While previously it may be believed that such connections 452 would
have to be strengthened in order to employed a hydraulically set
packer therewith, use of a packer according to the present
invention may avoid such detrimental effect to connections without
the need to strengthen them. One such connection 452 may include
for example a tension release mechanism, including shear screws 454
and seals 456, of a grapple sub.
[0032] An assembly using plastic tubing string 450 and packer 400
may include a plastic tubing string segment 458 connected below the
packer and which may include a plug 460 for holding pressure in the
packer bore 401c for actuation thereof. Plug 460 may include a blow
out mechanism for removal of the plug, if desired.
[0033] While a particular embodiment of the present invention has
been described in the foregoing, it is to be understood that other
embodiments are possible within the scope of the invention and are
intended to be included herein. It will be clear to any person
skilled in the art that modifications of and adjustments to this
invention, not shown, are possible without departing from the
spirit of the invention as demonstrated through the exemplary
embodiment.
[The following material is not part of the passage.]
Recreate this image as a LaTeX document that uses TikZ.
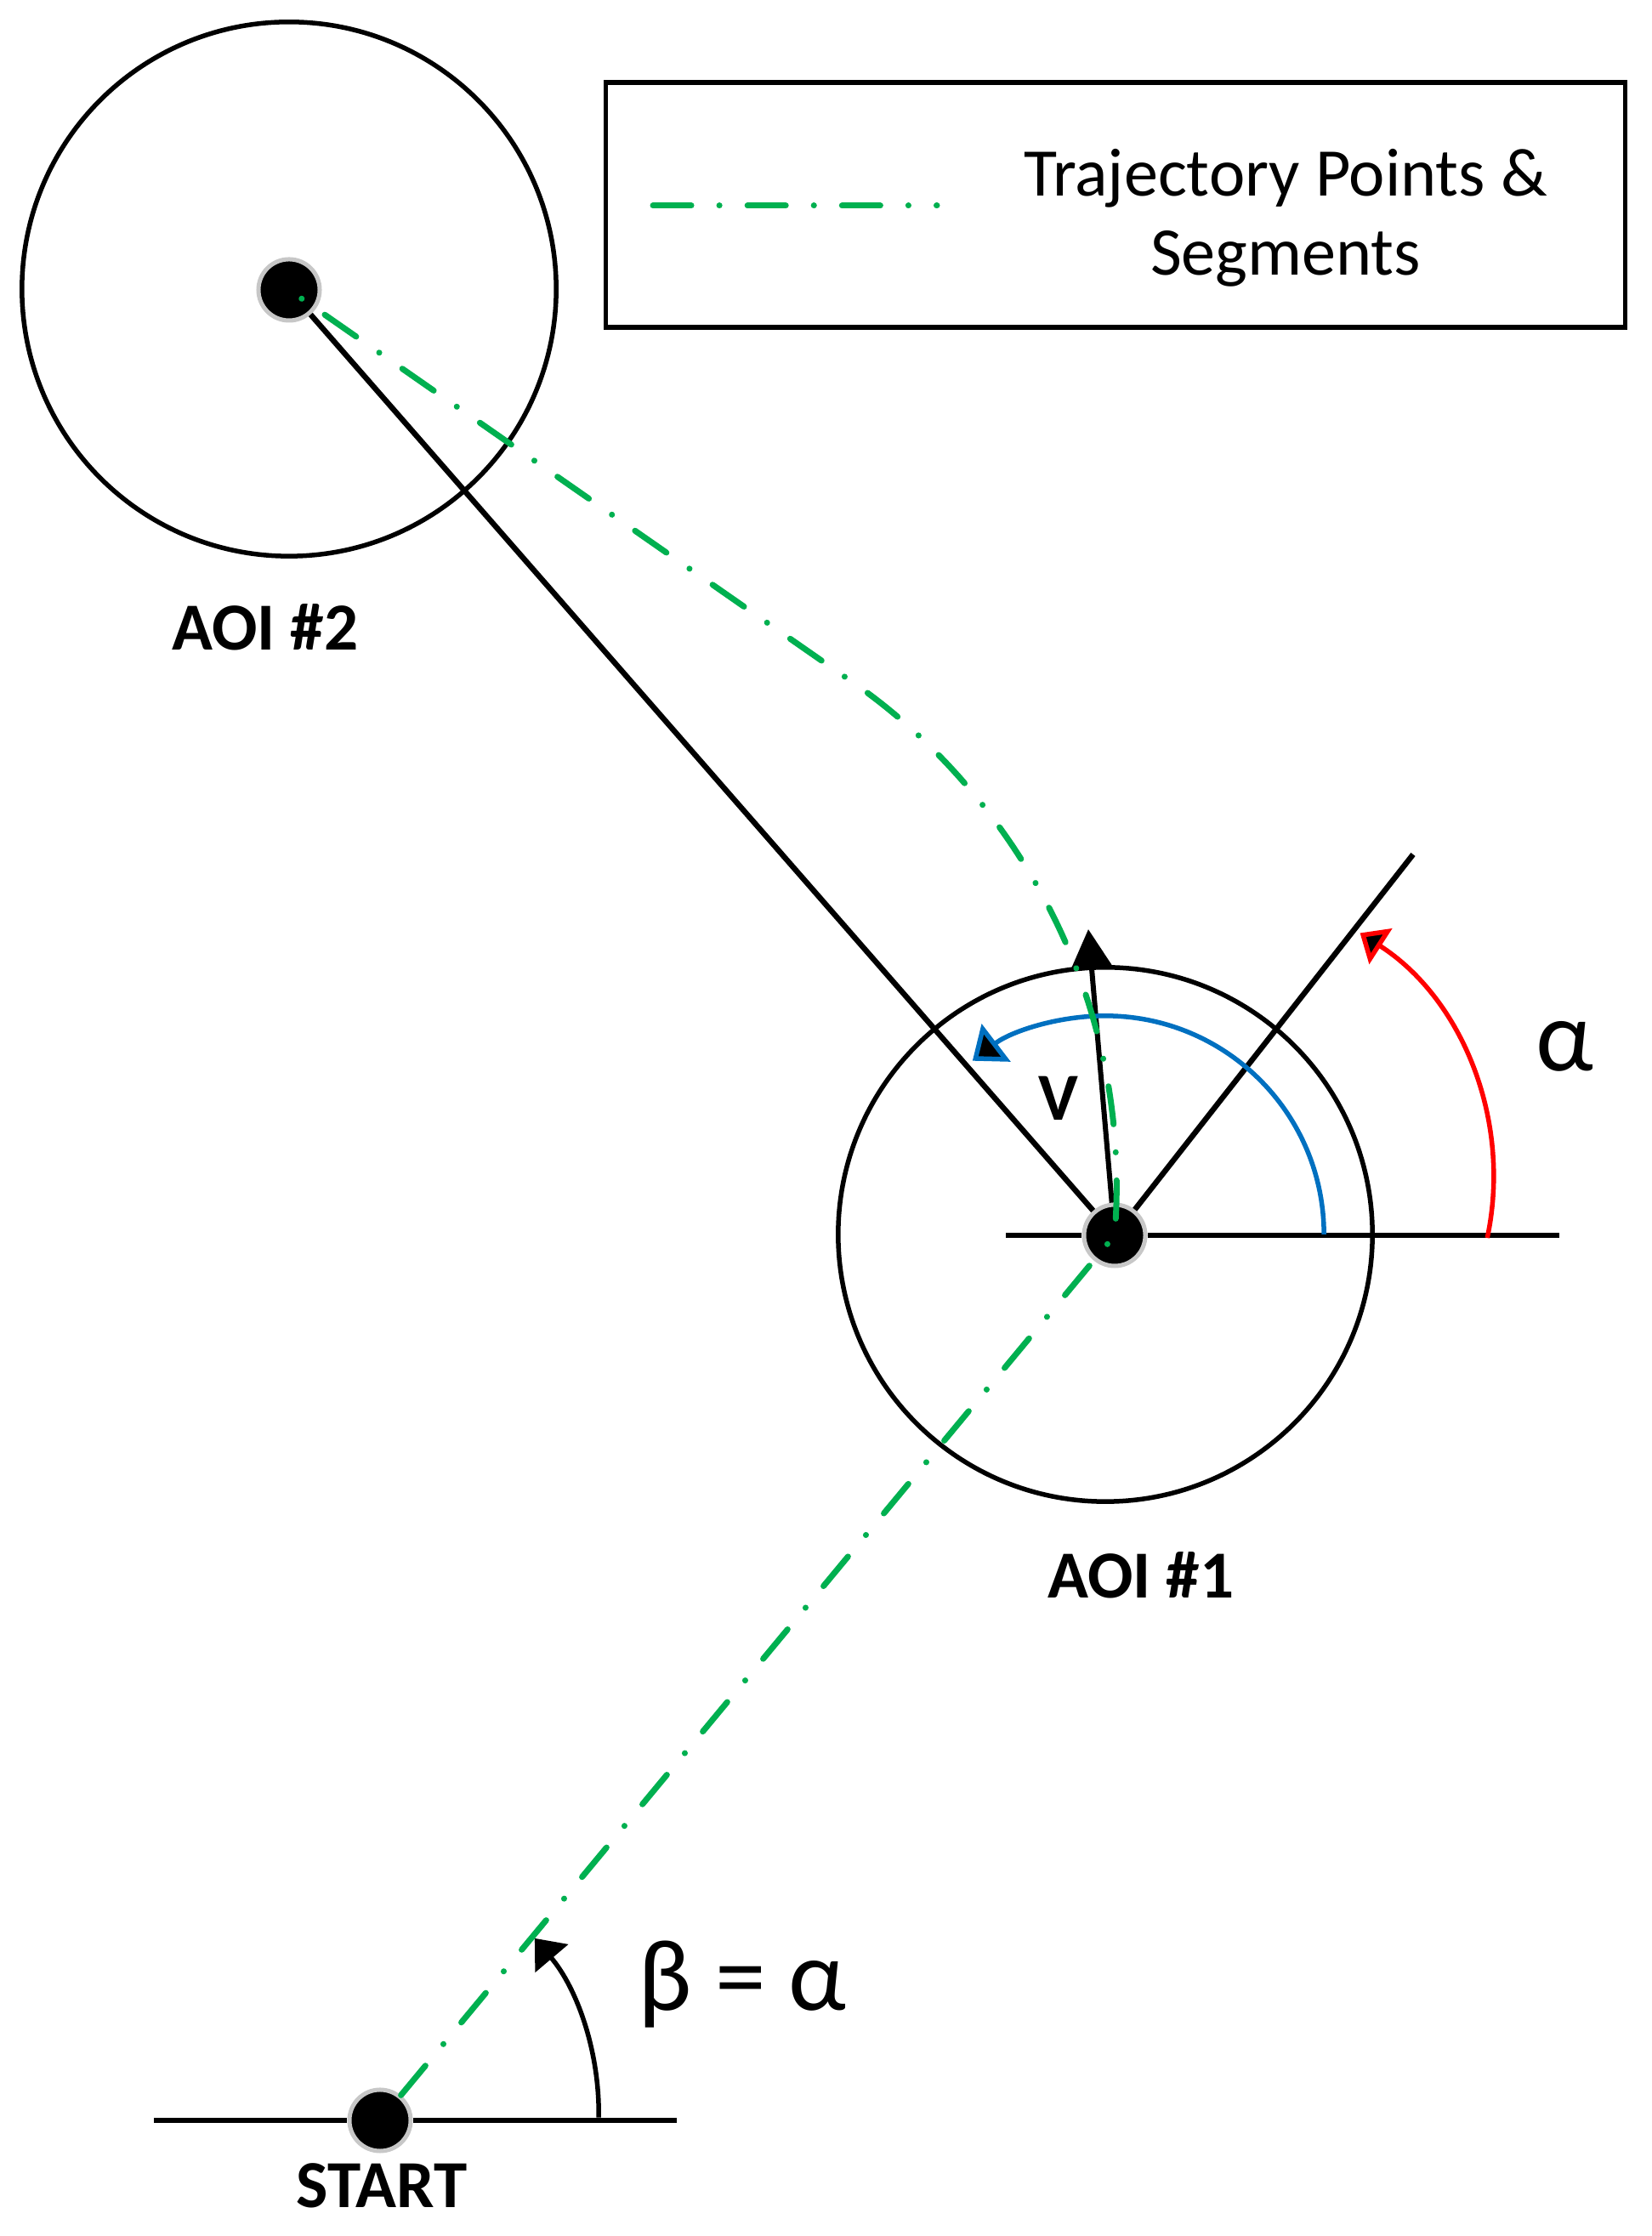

The invention is therefore to be considered limited
solely by the scope of the appended claims, wherein reference to an
element in the singular, such as by use of the article "a" or "an"
is not intended to mean "one and only one" unless specifically so
stated, but rather "one or more". All structural and functional
equivalents to the elements of the various embodiments described
throughout the disclosure that are know or later come to be known
to those of ordinary skill in the art are intended to be
encompassed by the elements of the claims. Moreover, nothing
disclosed herein is intended to be dedicated to the public
regardless of whether such disclosure is explicitly recited in the
claims. No claim element is to be construed under the provisions of
35 USC 112, sixth paragraph, unless the element is expressly
recited using the phrase "means for" or "step for".